## REQUIRED WORK
Omit every picture, and retype the lines that run from the beginning of the data below through the line containing "(status) at (1124,478)", inclusive.

## SUPPLIED DATA
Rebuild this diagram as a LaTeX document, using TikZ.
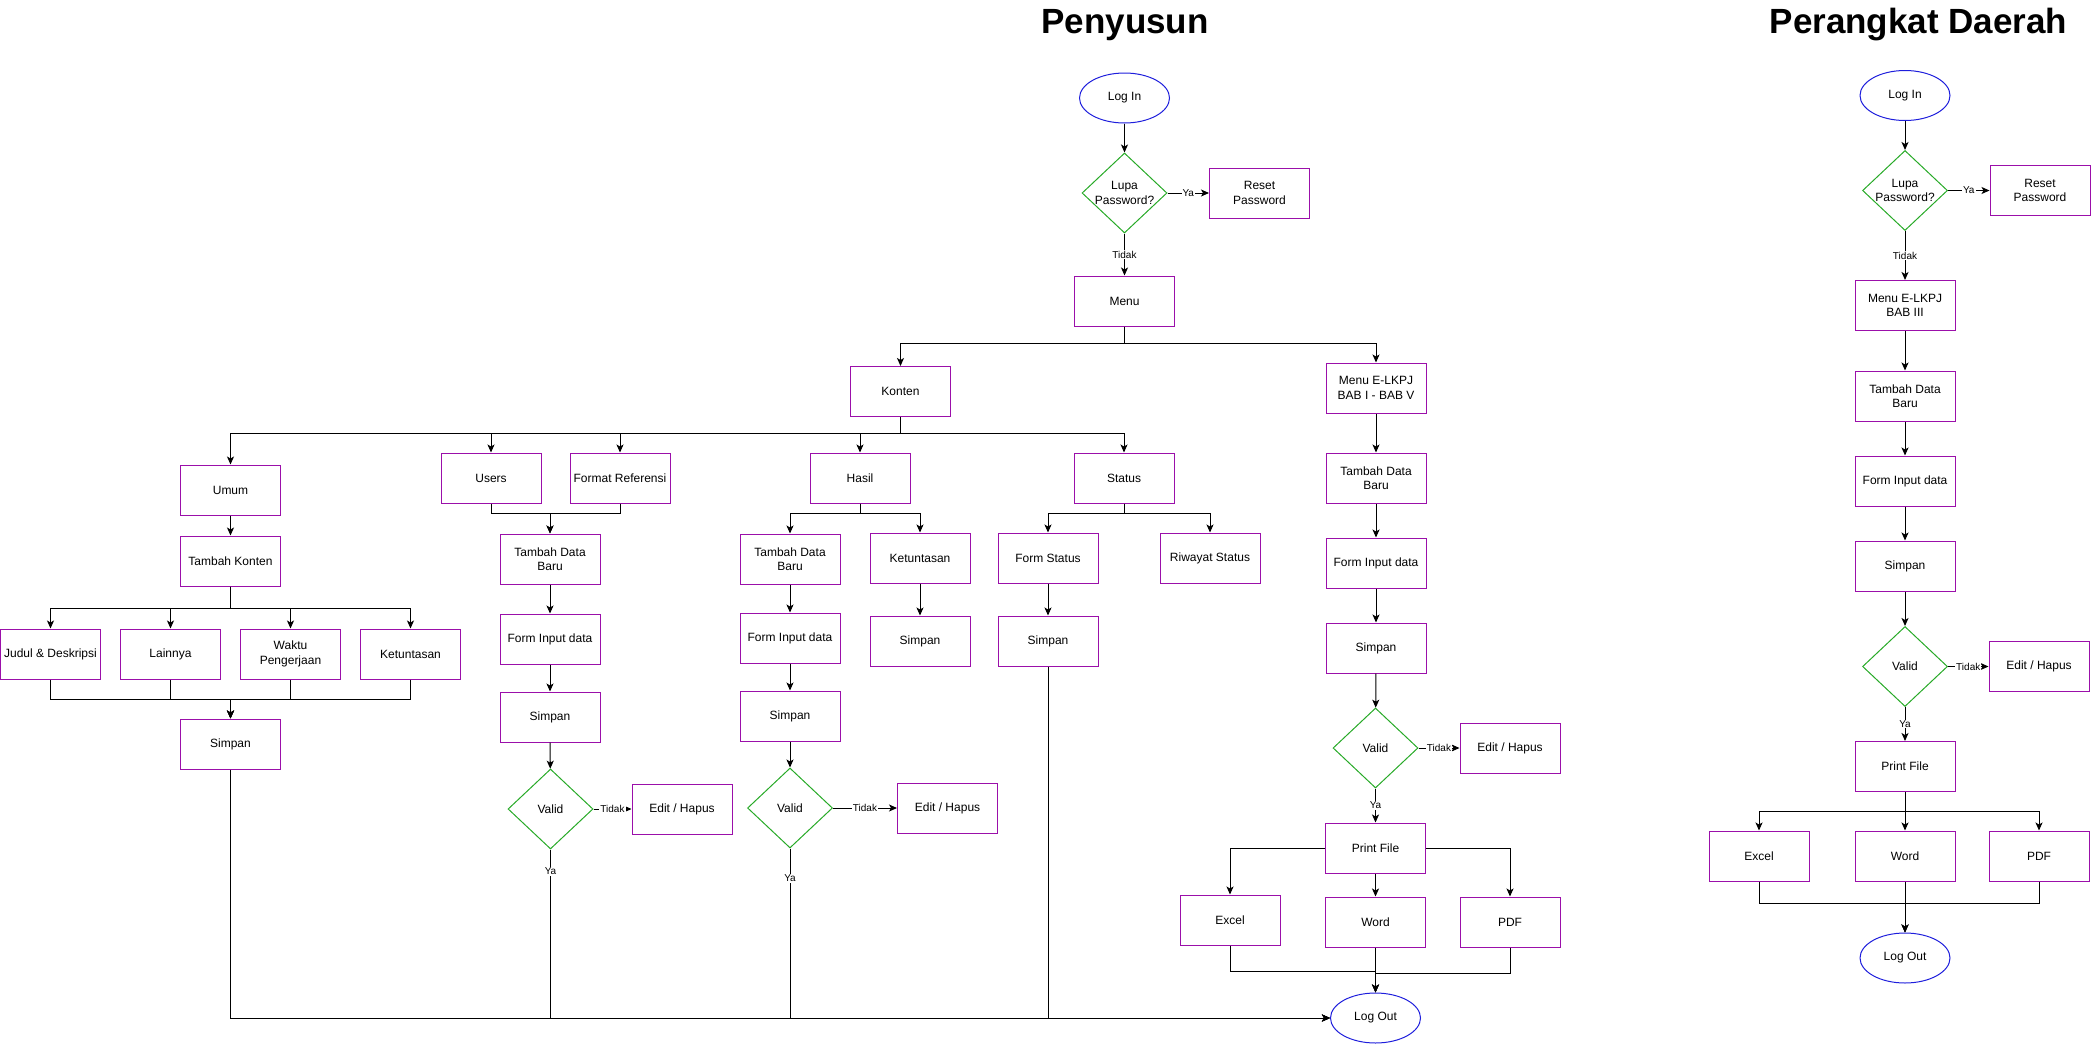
\documentclass[tikz,border=0pt]{standalone}
\usepackage{fontspec}
\setmainfont{Liberation Sans}
\usetikzlibrary{shapes.geometric,arrows.meta}
\definecolor{boxc}{RGB}{155,15,170}
\definecolor{diac}{RGB}{40,170,40}
\definecolor{ellc}{RGB}{30,30,220}
\begin{document}
\begin{tikzpicture}[x=1pt,y=-1pt,
  box/.style={draw=boxc, line width=1pt, minimum width=100pt, minimum height=50pt, inner sep=0pt, align=center, font=\fontsize{12}{14.5}\selectfont},
  dia/.style={draw=diac, line width=1pt, diamond, minimum width=85pt, minimum height=80pt, inner sep=0pt},
  dtxt/.style={align=center, inner sep=0pt, font=\fontsize{12}{14.5}\selectfont},
  ell/.style={draw=ellc, line width=1pt, ellipse, minimum width=90pt, minimum height=50pt, inner sep=0pt, font=\fontsize{12}{14.5}\selectfont},
  arr/.style={draw=black, line width=1pt, -{Stealth[length=8pt,width=7pt,inset=2pt]}},
  ln/.style={draw=black, line width=1pt},
  lbl/.style={fill=white, inner sep=1pt, font=\fontsize{10}{12}\selectfont},
  ttl/.style={font=\bfseries\fontsize{35}{42}\selectfont, anchor=base}
]
\useasboundingbox (0,0) rectangle (2091,1044);

% titles
\node[ttl] (t1) at (1125,34) {Penyusun};
\node[ttl] (t2) at (1918.5,33) {Perangkat Daerah};

% ---------------- Penyusun ----------------
\node[ell] (loginP) at (1124.5,98) {Log In};
\node[dia, label={[dtxt]center:Lupa\\Password?}] (lupaP) at (1124.5,193) {};
\node[box] (resetP) at (1259.5,193) {Reset\\Password};
\node[box] (menuP) at (1124.5,301) {Menu};
\node[box] (konten) at (900.5,391.5) {Konten};
\node[box] (elkpj) at (1376,388) {Menu E-LKPJ\\BAB I - BAB V};

\node[box] (umum) at (230.5,490) {Umum};
\node[box] (users) at (491,478) {Users};
\node[box] (formref) at (620,478) {Format Referensi};
\node[box] (hasil) at (860,478) {Hasil};
\node[box] (status) at (1124,478) {Status};

\node[box] (tkonten) at (230.5,561) {Tambah Konten};
\node[box] (judul) at (50.5,654) {Judul \& Deskripsi};
\node[box] (lain) at (170.5,654) {Lainnya};
\node[box] (waktu) at (290.5,654) {Waktu\\Pengerjaan};
\node[box] (ketun1) at (410.5,654) {Ketuntasan};
\node[box] (simpanU) at (230.5,744) {Simpan};

\node[box] (tdb1) at (550,559) {Tambah Data\\Baru};
\node[box] (fid1) at (550,639) {Form Input data};
\node[box] (simpan1) at (550,717) {Simpan};
\node[dia, label={[dtxt]center:Valid}] (valid1) at (550.5,809) {};
\node[box] (edit1) at (682,809) {Edit / Hapus};

\node[box] (tdb2) at (790,559) {Tambah Data\\Baru};
\node[box] (fid2) at (790,638) {Form Input data};
\node[box] (simpan2) at (790,716) {Simpan};
\node[dia, label={[dtxt]center:Valid}] (valid2) at (790,808) {};
\node[box] (edit2) at (947.5,808) {Edit / Hapus};

\node[box] (ketun2) at (920,558) {Ketuntasan};
\node[box] (simpanK) at (920,641) {Simpan};

\node[box] (fstatus) at (1048,558) {Form Status};
\node[box] (simpanS) at (1048,641) {Simpan};
\node[box] (riwayat) at (1210,558) {Riwayat Status};

\node[box] (tdb3) at (1376,478) {Tambah Data\\Baru};
\node[box] (fid3) at (1376,563) {Form Input data};
\node[box] (simpan3) at (1376,648) {Simpan};
\node[dia, label={[dtxt]center:Valid}] (valid3) at (1375.5,748) {};
\node[box] (edit3) at (1510,748) {Edit / Hapus};
\node[box] (print3) at (1375.5,848) {Print File};
\node[box] (excel3) at (1230,920) {Excel};
\node[box] (word3) at (1375.5,922) {Word};
\node[box] (pdf3) at (1510,922) {PDF};
\node[ell] (logoutP) at (1375.5,1018) {Log Out};

% connectors Penyusun
\draw[arr] (loginP) -- (lupaP);
\draw[arr] (lupaP.east) -- node[lbl]{Ya} (resetP.west);
\draw[arr] (lupaP.south) -- node[lbl]{Tidak} (menuP.north);
\draw[arr] (menuP.south) -- ++(0,17) -| (konten.north);
\draw[arr] (menuP.south) -- ++(0,17) -| (elkpj.north);
\foreach \n in {umum,users,formref,hasil,status}
  \draw[arr] (konten.south) -- ++(0,16) -| (\n.north);

\draw[arr] (umum) -- (tkonten);
\foreach \n in {judul,lain,waktu,ketun1}
  \draw[arr] (tkonten.south) -- ++(0,22) -| (\n.north);
\foreach \n in {judul,lain,waktu,ketun1}
  \draw[arr] (\n.south) -- ++(0,20) -| (simpanU.north);

\draw[arr] (users.south) -- ++(0,10) -| (tdb1.north);
\draw[arr] (formref.south) -- ++(0,10) -| (tdb1.north);
\draw[arr] (tdb1) -- (fid1);
\draw[arr] (fid1) -- (simpan1);
\draw[arr] (simpan1) -- (valid1);
\draw[arr] (valid1.east) -- node[lbl]{Tidak} (edit1.west);

\draw[arr] (hasil.south) -- ++(0,10) -| (tdb2.north);
\draw[arr] (hasil.south) -- ++(0,10) -| (ketun2.north);
\draw[arr] (tdb2) -- (fid2);
\draw[arr] (fid2) -- (simpan2);
\draw[arr] (simpan2) -- (valid2);
\draw[arr] (valid2.east) -- node[lbl]{Tidak} (edit2.west);
\draw[arr] (ketun2) -- (simpanK);

\draw[arr] (status.south) -- ++(0,10) -| (fstatus.north);
\draw[arr] (status.south) -- ++(0,10) -| (riwayat.north);
\draw[arr] (fstatus) -- (simpanS);

\draw[arr] (simpanU.south) |- (logoutP.west);
\draw[arr] (valid1.south) |- node[lbl,pos=0.065]{Ya} (logoutP.west);
\draw[arr] (valid2.south) |- node[lbl,pos=0.088]{Ya} (logoutP.west);
\draw[arr] (simpanS.south) |- (logoutP.west);

\draw[arr] (elkpj) -- (tdb3);
\draw[arr] (tdb3) -- (fid3);
\draw[arr] (fid3) -- (simpan3);
\draw[arr] (simpan3) -- (valid3);
\draw[arr] (valid3.east) -- node[lbl]{Tidak} (edit3.west);
\draw[arr] (valid3.south) -- node[lbl]{Ya} (print3.north);
\draw[arr] (print3.west) -| (excel3.north);
\draw[arr] (print3.east) -| (pdf3.north);
\draw[arr] (print3) -- (word3);
\draw[arr] (excel3.south) -- ++(0,26) -| (logoutP.north);
\draw[arr] (pdf3.south) -- ++(0,26) -| (logoutP.north);
\draw[arr] (word3) -- (logoutP);

% ---------------- Perangkat Daerah ----------------
\node[ell] (loginD) at (1905,95.5) {Log In};
\node[dia, label={[dtxt]center:Lupa\\Password?}] (lupaD) at (1905,190.5) {};
\node[box] (resetD) at (2040,190.5) {Reset\\Password};
\node[box] (menuD) at (1905,305.5) {Menu E-LKPJ\\BAB III};
\node[box] (tdbD) at (1905,396) {Tambah Data\\Baru};
\node[box] (fidD) at (1905,481) {Form Input data};
\node[box] (simpanD) at (1905,566) {Simpan};
\node[dia, label={[dtxt]center:Valid}] (validD) at (1905,666.5) {};
\node[box] (editD) at (2039,666.5) {Edit / Hapus};
\node[box] (printD) at (1905,766.5) {Print File};
\node[box] (excelD) at (1759,856) {Excel};
\node[box] (wordD) at (1905,856) {Word};
\node[box] (pdfD) at (2039,856) {PDF};
\node[ell] (logoutD) at (1905,958) {Log Out};

\draw[arr] (loginD) -- (lupaD);
\draw[arr] (lupaD.east) -- node[lbl]{Ya} (resetD.west);
\draw[arr] (lupaD.south) -- node[lbl]{Tidak} (menuD.north);
\draw[arr] (menuD) -- (tdbD);
\draw[arr] (tdbD) -- (fidD);
\draw[arr] (fidD) -- (simpanD);
\draw[arr] (simpanD) -- (validD);
\draw[arr] (validD.east) -- node[lbl]{Tidak} (editD.west);
\draw[arr] (validD.south) -- node[lbl]{Ya} (printD.north);
\draw[arr] (printD.south) -- ++(0,19.5) -| (excelD.north);
\draw[arr] (printD.south) -- ++(0,19.5) -| (pdfD.north);
\draw[arr] (printD) -- (wordD);
\draw[arr] (excelD.south) -- ++(0,22) -| (logoutD.north);
\draw[arr] (pdfD.south) -- ++(0,22) -| (logoutD.north);
\draw[arr] (wordD) -- (logoutD);
\end{tikzpicture}
\end{document}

## RESULT OF THE EXERCISE
Rebuild this diagram as a LaTeX document, using TikZ.
\documentclass[tikz,border=0pt]{standalone}
\usepackage{fontspec}
\setmainfont{Liberation Sans}
\usetikzlibrary{shapes.geometric,arrows.meta}
\definecolor{boxc}{RGB}{155,15,170}
\definecolor{diac}{RGB}{40,170,40}
\definecolor{ellc}{RGB}{30,30,220}
\begin{document}
\begin{tikzpicture}[x=1pt,y=-1pt,
  box/.style={draw=boxc, line width=1pt, minimum width=100pt, minimum height=50pt, inner sep=0pt, align=center, font=\fontsize{12}{14.5}\selectfont},
  dia/.style={draw=diac, line width=1pt, diamond, minimum width=85pt, minimum height=80pt, inner sep=0pt},
  dtxt/.style={align=center, inner sep=0pt, font=\fontsize{12}{14.5}\selectfont},
  ell/.style={draw=ellc, line width=1pt, ellipse, minimum width=90pt, minimum height=50pt, inner sep=0pt, font=\fontsize{12}{14.5}\selectfont},
  arr/.style={draw=black, line width=1pt, -{Stealth[length=8pt,width=7pt,inset=2pt]}},
  ln/.style={draw=black, line width=1pt},
  lbl/.style={fill=white, inner sep=1pt, font=\fontsize{10}{12}\selectfont},
  ttl/.style={font=\bfseries\fontsize{35}{42}\selectfont, anchor=base}
]
\useasboundingbox (0,0) rectangle (2091,1044);

% titles
\node[ttl] (t1) at (1125,34) {Penyusun};
\node[ttl] (t2) at (1918.5,33) {Perangkat Daerah};

% ---------------- Penyusun ----------------
\node[ell] (loginP) at (1124.5,98) {Log In};
\node[dia, label={[dtxt]center:Lupa\\Password?}] (lupaP) at (1124.5,193) {};
\node[box] (resetP) at (1259.5,193) {Reset\\Password};
\node[box] (menuP) at (1124.5,301) {Menu};
\node[box] (konten) at (900.5,391.5) {Konten};
\node[box] (elkpj) at (1376,388) {Menu E-LKPJ\\BAB I - BAB V};

\node[box] (umum) at (230.5,490) {Umum};
\node[box] (users) at (491,478) {Users};
\node[box] (formref) at (620,478) {Format Referensi};
\node[box] (hasil) at (860,478) {Hasil};
\node[box] (status) at (1124,478) {Status};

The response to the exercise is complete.